▶ EXERCISE REQUIREMENTS: Exact reproduction of the data is required, with images excluded.

▶ DATA SEGMENT:
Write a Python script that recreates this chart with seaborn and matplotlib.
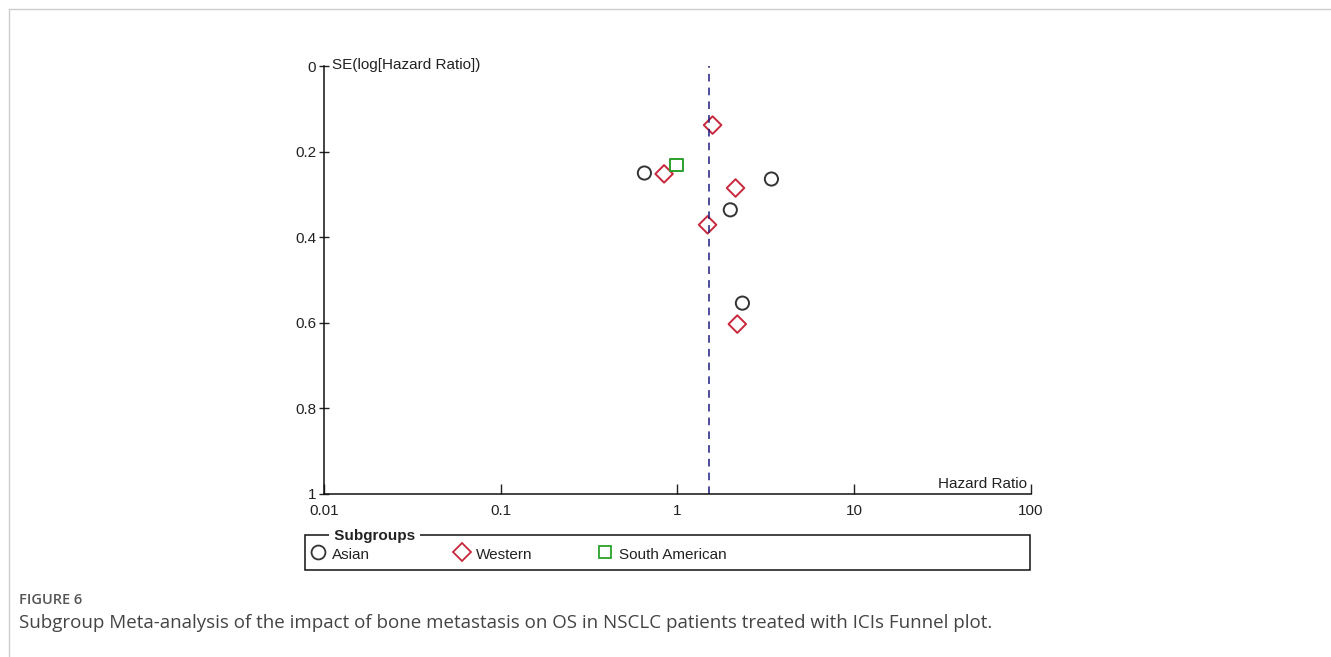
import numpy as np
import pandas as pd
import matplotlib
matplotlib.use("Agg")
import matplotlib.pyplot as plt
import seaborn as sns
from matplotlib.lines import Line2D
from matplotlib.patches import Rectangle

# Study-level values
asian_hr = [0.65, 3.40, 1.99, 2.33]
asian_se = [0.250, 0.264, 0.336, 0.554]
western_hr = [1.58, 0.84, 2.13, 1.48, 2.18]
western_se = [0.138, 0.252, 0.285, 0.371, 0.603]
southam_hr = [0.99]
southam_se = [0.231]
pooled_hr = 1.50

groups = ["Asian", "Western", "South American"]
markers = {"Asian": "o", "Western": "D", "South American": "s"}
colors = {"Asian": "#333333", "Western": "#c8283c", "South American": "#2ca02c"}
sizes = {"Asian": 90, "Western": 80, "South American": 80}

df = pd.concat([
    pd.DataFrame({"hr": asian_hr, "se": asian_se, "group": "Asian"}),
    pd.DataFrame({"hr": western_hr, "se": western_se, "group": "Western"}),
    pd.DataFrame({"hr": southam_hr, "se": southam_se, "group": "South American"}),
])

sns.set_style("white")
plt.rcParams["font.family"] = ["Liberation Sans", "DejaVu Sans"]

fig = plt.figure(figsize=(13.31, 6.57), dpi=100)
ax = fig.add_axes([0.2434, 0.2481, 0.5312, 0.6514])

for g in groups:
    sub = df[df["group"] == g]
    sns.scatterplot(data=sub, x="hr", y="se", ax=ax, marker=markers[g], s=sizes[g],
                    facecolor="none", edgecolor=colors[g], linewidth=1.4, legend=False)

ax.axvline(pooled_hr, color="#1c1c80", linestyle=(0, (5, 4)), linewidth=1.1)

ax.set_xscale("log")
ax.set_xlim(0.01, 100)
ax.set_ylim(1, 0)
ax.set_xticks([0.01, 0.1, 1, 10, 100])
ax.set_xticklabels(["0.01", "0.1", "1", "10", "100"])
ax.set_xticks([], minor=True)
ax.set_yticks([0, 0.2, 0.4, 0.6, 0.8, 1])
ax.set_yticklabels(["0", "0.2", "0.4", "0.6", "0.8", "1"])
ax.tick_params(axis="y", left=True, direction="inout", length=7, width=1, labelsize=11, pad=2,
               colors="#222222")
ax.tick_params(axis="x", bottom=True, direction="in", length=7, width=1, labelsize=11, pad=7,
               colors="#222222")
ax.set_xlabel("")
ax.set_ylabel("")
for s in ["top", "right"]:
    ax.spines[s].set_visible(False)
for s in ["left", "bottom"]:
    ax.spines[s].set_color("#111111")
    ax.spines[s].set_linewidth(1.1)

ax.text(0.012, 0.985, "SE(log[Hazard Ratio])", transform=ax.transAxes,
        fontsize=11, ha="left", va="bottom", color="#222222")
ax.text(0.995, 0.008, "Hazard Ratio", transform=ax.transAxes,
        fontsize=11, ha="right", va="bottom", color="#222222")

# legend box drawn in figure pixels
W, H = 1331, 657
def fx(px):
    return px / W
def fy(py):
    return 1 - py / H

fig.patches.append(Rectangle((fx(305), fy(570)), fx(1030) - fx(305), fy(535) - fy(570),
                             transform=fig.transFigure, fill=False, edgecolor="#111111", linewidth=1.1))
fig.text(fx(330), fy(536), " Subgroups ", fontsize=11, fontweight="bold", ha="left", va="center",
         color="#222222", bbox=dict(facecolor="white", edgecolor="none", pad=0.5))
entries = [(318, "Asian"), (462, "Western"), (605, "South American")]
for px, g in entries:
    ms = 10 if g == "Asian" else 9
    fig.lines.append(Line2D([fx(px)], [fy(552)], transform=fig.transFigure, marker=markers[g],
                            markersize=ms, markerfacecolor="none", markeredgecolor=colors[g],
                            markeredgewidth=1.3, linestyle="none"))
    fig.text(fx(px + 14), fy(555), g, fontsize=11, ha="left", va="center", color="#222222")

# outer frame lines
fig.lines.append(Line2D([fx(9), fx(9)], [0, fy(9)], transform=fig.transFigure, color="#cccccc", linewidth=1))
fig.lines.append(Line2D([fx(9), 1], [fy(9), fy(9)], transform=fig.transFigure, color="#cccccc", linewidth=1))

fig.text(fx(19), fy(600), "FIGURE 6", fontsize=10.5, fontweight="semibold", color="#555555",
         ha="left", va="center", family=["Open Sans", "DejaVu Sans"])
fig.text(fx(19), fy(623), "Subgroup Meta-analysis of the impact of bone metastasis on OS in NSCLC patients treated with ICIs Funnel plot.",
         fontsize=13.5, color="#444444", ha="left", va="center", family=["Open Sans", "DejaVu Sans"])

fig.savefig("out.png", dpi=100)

▶ RESULT:
Write a Python script that recreates this chart with seaborn and matplotlib.
import numpy as np
import pandas as pd
import matplotlib
matplotlib.use("Agg")
import matplotlib.pyplot as plt
import seaborn as sns
from matplotlib.lines import Line2D
from matplotlib.patches import Rectangle

# Study-level values
asian_hr = [0.65, 3.40, 1.99, 2.33]
asian_se = [0.250, 0.264, 0.336, 0.554]
western_hr = [1.58, 0.84, 2.13, 1.48, 2.18]
western_se = [0.138, 0.252, 0.285, 0.371, 0.603]
southam_hr = [0.99]
southam_se = [0.231]
pooled_hr = 1.50

groups = ["Asian", "Western", "South American"]
markers = {"Asian": "o", "Western": "D", "South American": "s"}
colors = {"Asian": "#333333", "Western": "#c8283c", "South American": "#2ca02c"}
sizes = {"Asian": 90, "Western": 80, "South American": 80}

df = pd.concat([
    pd.DataFrame({"hr": asian_hr, "se": asian_se, "group": "Asian"}),
    pd.DataFrame({"hr": western_hr, "se": western_se, "group": "Western"}),
    pd.DataFrame({"hr": southam_hr, "se": southam_se, "group": "South American"}),
])

sns.set_style("white")
plt.rcParams["font.family"] = ["Liberation Sans", "DejaVu Sans"]

fig = plt.figure(figsize=(13.31, 6.57), dpi=100)
ax = fig.add_axes([0.2434, 0.2481, 0.5312, 0.6514])

for g in groups:
    sub = df[df["group"] == g]
    sns.scatterplot(data=sub, x="hr", y="se", ax=ax, marker=markers[g], s=sizes[g],
                    facecolor="none", edgecolor=colors[g], linewidth=1.4, legend=False)

ax.axvline(pooled_hr, color="#1c1c80", linestyle=(0, (5, 4)), linewidth=1.1)

ax.set_xscale("log")
ax.set_xlim(0.01, 100)
ax.set_ylim(1, 0)
ax.set_xticks([0.01, 0.1, 1, 10, 100])
ax.set_xticklabels(["0.01", "0.1", "1", "10", "100"])
ax.set_xticks([], minor=True)
ax.set_yticks([0, 0.2, 0.4, 0.6, 0.8, 1])
ax.set_yticklabels(["0", "0.2", "0.4", "0.6", "0.8", "1"])
ax.tick_params(axis="y", left=True, direction="inout", length=7, width=1, labelsize=11, pad=2,
               colors="#222222")
ax.tick_params(axis="x", bottom=True, direction="in", length=7, width=1, labelsize=11, pad=7,
               colors="#222222")
ax.set_xlabel("")
ax.set_ylabel("")
for s in ["top", "right"]:
    ax.spines[s].set_visible(False)
for s in ["left", "bottom"]:
    ax.spines[s].set_color("#111111")
    ax.spines[s].set_linewidth(1.1)

ax.text(0.012, 0.985, "SE(log[Hazard Ratio])", transform=ax.transAxes,
        fontsize=11, ha="left", va="bottom", color="#222222")
ax.text(0.995, 0.008, "Hazard Ratio", transform=ax.transAxes,
        fontsize=11, ha="right", va="bottom", color="#222222")

# legend box drawn in figure pixels
W, H = 1331, 657
def fx(px):
    return px / W
def fy(py):
    return 1 - py / H

fig.patches.append(Rectangle((fx(305), fy(570)), fx(1030) - fx(305), fy(535) - fy(570),
                             transform=fig.transFigure, fill=False, edgecolor="#111111", linewidth=1.1))
fig.text(fx(330), fy(536), " Subgroups ", fontsize=11, fontweight="bold", ha="left", va="center",
         color="#222222", bbox=dict(facecolor="white", edgecolor="none", pad=0.5))
entries = [(318, "Asian"), (462, "Western"), (605, "South American")]
for px, g in entries:
    ms = 10 if g == "Asian" else 9
    fig.lines.append(Line2D([fx(px)], [fy(552)], transform=fig.transFigure, marker=markers[g],
                            markersize=ms, markerfacecolor="none", markeredgecolor=colors[g],
                            markeredgewidth=1.3, linestyle="none"))
    fig.text(fx(px + 14), fy(555), g, fontsize=11, ha="left", va="center", color="#222222")

# outer frame lines
fig.lines.append(Line2D([fx(9), fx(9)], [0, fy(9)], transform=fig.transFigure, color="#cccccc", linewidth=1))
fig.lines.append(Line2D([fx(9), 1], [fy(9), fy(9)], transform=fig.transFigure, color="#cccccc", linewidth=1))

fig.text(fx(19), fy(600), "FIGURE 6", fontsize=10.5, fontweight="semibold", color="#555555",
         ha="left", va="center", family=["Open Sans", "DejaVu Sans"])
fig.text(fx(19), fy(623), "Subgroup Meta-analysis of the impact of bone metastasis on OS in NSCLC patients treated with ICIs Funnel plot.",
         fontsize=13.5, color="#444444", ha="left", va="center", family=["Open Sans", "DejaVu Sans"])

fig.savefig("out.png", dpi=100)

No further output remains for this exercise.